County commissioners are hosting a strategic plan session on Thursday at the CVIC Hall in Minden.
One of the key concerns in the Douglas County Strategic Plan six years ago was the increasing median age of its residents.
In 2015, 20.2 percent of the population was 65 or older, which amounted to 9,638 people. According to the 2022 Census, that percentage has climbed to 31.8 percent, amounting to 15,782 individuals, an increase of 63.7 percent.
“The fact that Douglas County has an older population and that its median is anticipated to rise does indicate that demand for healthcare services, senior services and public transportation could increase,” according to the strategic plan. “The median age also points to a workforce challenge for Douglas County’s employers: more retired residents out of the workforce will make it difficult for growing and new businesses to fill open positions.”

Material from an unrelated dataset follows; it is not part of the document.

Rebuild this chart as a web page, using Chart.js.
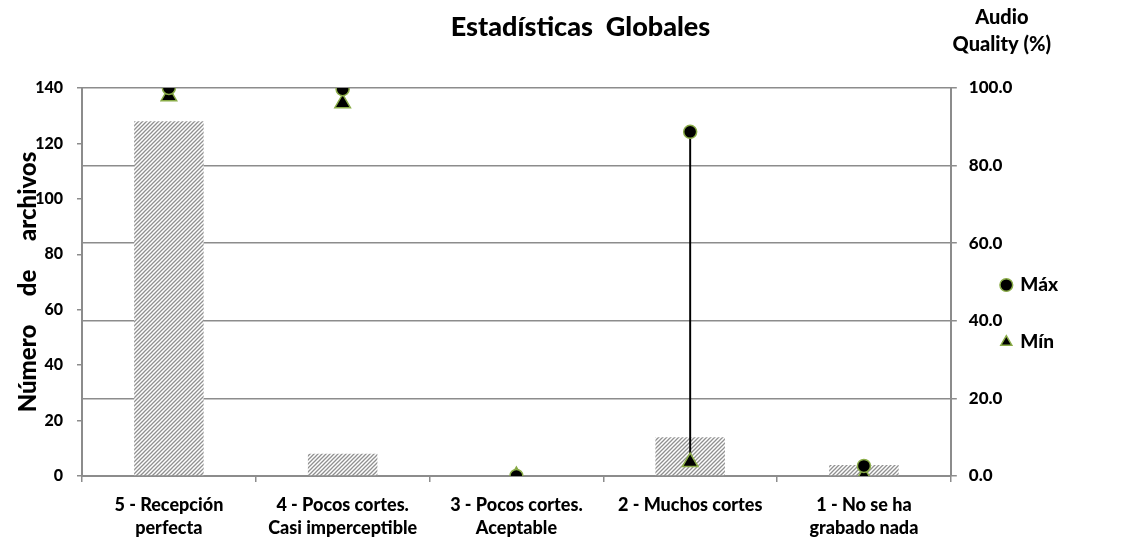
<!DOCTYPE html>
<html>
<head>
<meta charset="utf-8">
<script src="https://cdn.jsdelivr.net/npm/chart.js@4.4.1/dist/chart.umd.min.js"></script>
<style>
  html, body { margin: 0; padding: 0; background: #fff; }
  #wrap { width: 1122px; height: 543px; position: relative; }
</style>
</head>
<body>
<div id="wrap"><canvas id="chart1" width="1122" height="543"></canvas></div>
<script>
// Datos
const categorias = [
  ['5 - Recepción', 'perfecta'],
  ['4 - Pocos cortes.', 'Casi imperceptible'],
  ['3 - Pocos cortes.', 'Aceptable'],
  ['2 - Muchos cortes'],
  ['1 - No se ha', 'grabado nada']
];
const numArchivos = [128, 8, 0, 14, 4];
const calidadMax = [100, 99.7, 0, 88.7, 2.6];
const calidadMin = [97.9, 96.1, 0, 3.6, 0];

const fuente = 'Lato, "Open Sans", sans-serif';
const peso = '900';
const gris = '#8c8c8c';
const verde = '#8aac48';

// Relleno rayado de las barras
function hatchPattern() {
  const c = document.createElement('canvas');
  c.width = 4; c.height = 4;
  const g = c.getContext('2d');
  g.fillStyle = '#fff';
  g.fillRect(0, 0, 4, 4);
  g.strokeStyle = '#909090';
  g.lineWidth = 1.3;
  g.beginPath();
  g.moveTo(0, 4); g.lineTo(4, 0);
  g.moveTo(-1, 1); g.lineTo(1, -1);
  g.moveTo(3, 5); g.lineTo(5, 3);
  g.stroke();
  return g.createPattern(c, 'repeat');
}

// Titulo del eje derecho (arriba) y ajuste de leyenda / titulo
const extras = {
  id: 'extras',
  afterLayout(chart) {
    const lg = chart.legend;
    if (lg) {
      lg.left -= 53; lg.right -= 53;
      lg.top += 42; lg.bottom += 42;
    }
    const tb = chart.titleBlock;
    if (tb) { tb.left += 20; tb.right += 20; }
  },
  afterDraw(chart) {
    const ctx = chart.ctx;
    const x = chart.scales.y1.left + 51;
    ctx.save();
    ctx.fillStyle = '#000';
    ctx.font = peso + ' 20px ' + fuente;
    ctx.textAlign = 'center';
    ctx.textBaseline = 'middle';
    ctx.fillText('Audio', x, 18);
    ctx.fillText('Quality (%)', x, 45);
    ctx.restore();
  }
};

const ctx = document.getElementById('chart1').getContext('2d');
new Chart(ctx, {
  data: {
    labels: categorias,
    datasets: [
      {
        type: 'line',
        label: 'Máx',
        data: calidadMax,
        yAxisID: 'y1',
        showLine: false,
        pointStyle: 'circle',
        pointRadius: 6.5,
        pointBackgroundColor: '#000',
        pointBorderColor: verde,
        pointBorderWidth: 1.5,
        backgroundColor: '#000',
        borderColor: verde,
        order: 0
      },
      {
        type: 'line',
        label: 'Mín',
        data: calidadMin,
        yAxisID: 'y1',
        showLine: false,
        pointStyle: 'triangle',
        pointRadius: 9,
        pointBackgroundColor: '#000',
        pointBorderColor: verde,
        pointBorderWidth: 1.5,
        backgroundColor: '#000',
        borderColor: verde,
        order: 1
      },
      {
        type: 'bar',
        label: 'rango',
        data: calidadMin.map((m, i) => [m, calidadMax[i]]),
        yAxisID: 'y1',
        backgroundColor: '#000',
        barThickness: 1.3,
        grouped: false,
        order: 2
      },
      {
        type: 'bar',
        label: 'Número de archivos',
        data: numArchivos,
        yAxisID: 'y',
        backgroundColor: hatchPattern(),
        borderWidth: 0,
        categoryPercentage: 1,
        barPercentage: 0.4,
        grouped: false,
        order: 3
      }
    ]
  },
  options: {
    responsive: false,
    animation: false,
    maintainAspectRatio: false,
    layout: { padding: { left: 0, right: 1, top: 0, bottom: 0 } },
    plugins: {
      title: {
        display: true,
        text: 'Estadísticas  Globales',
        color: '#000',
        font: { family: fuente, size: 27, weight: peso },
        padding: { top: 11, bottom: 44.6 }
      },
      legend: {
        position: 'right',
        labels: {
          usePointStyle: true,
          boxWidth: 9,
          boxHeight: 9,
          padding: 38,
          color: '#000',
          font: { family: fuente, size: 19, weight: peso },
          filter: (item) => item.text === 'Máx' || item.text === 'Mín'
        }
      },
      tooltip: { enabled: false }
    },
    scales: {
      x: {
        grid: { offset: true, drawOnChartArea: false, color: gris, lineWidth: 1.5, tickLength: 6 },
        border: { color: gris, width: 2 },
        ticks: {
          color: '#000', padding: 11, maxRotation: 0,
          font: { family: fuente, size: 18, weight: peso, lineHeight: 1.3 }
        },
        afterFit: (s) => { s.height = 67; }
      },
      y: {
        position: 'left',
        min: 0, max: 140,
        ticks: { stepSize: 20, color: '#000', padding: 14, font: { family: fuente, size: 16, weight: peso } },
        grid: { drawOnChartArea: false, color: gris, lineWidth: 1.5, tickLength: 5 },
        border: { color: gris, width: 2 },
        title: {
          display: true,
          text: 'Número     de     archivos',
          color: '#000',
          font: { family: fuente, size: 24, weight: peso },
          padding: { top: 14, bottom: 0 }
        },
        afterFit: (s) => { s.width = 82; }
      },
      y1: {
        position: 'right',
        min: 0, max: 100,
        ticks: {
          stepSize: 20, color: '#000', padding: 12,
          font: { family: fuente, size: 17, weight: peso },
          callback: (v) => v.toFixed(1)
        },
        grid: { drawOnChartArea: true, color: gris, lineWidth: 1.5, tickLength: 6 },
        border: { color: gris, width: 2 },
        afterFit: (s) => { s.width = 66; }
      }
    }
  },
  plugins: [extras]
});
</script>
</body>
</html>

With fewer residents of working age in the county that means employees have to commute from outside, which increases the level of traffic on the highways.
County commissioners approved an $85,000 budget to update its strategic plan on Aug. 17.
Most of the budget will be used to pay Consultant M3 Planning $71,000 to facilitate the planning process.
County Manager Jenifer Davidson said she could facilitate the process but wanted to participate herself.
“I’m excited about this,” Commissioner Sharla Hales said. “It’s easy to defend the use of this money. I really want the community to be a part of this.”
The county is inviting the public to a session 10 a.m. to 5 p.m. Thursday at the CVIC Hall in Minden to discuss setting the county’s direction.
“The public is invited to connect with county directors, elected officials, and the county commission to begin to prioritize strategic-plan objectives,” officials said. “Discussion may include a review of the current state of the county vision, mission, priorities, organizational values, and strategic initiatives from the current strategic plan, as well as challenges and opportunities facing the organization during the next five years.”
Sessions are also scheduled 4-7:30 p.m. Sept. 19 at the Douglas County Community & Senior Center in Gardnerville and Oct. 9 at the Tahoe Regional Planning Association. Both sessions will feature a free meal.
County commissioners approved a strategic plan to guide the direction of Douglas County in 2008.
The most recent update was approved in 2017.
One of the impacts of Douglas County’s aging population is that the student population in the schools has decreased dramatically.
The district has gone from an enrollment of 7,003 students in 2000 to 5,297 in May.
Work to update the county’s master plan should start sometime next year, but much of the data collected for the strategic plan could contribute to that effort.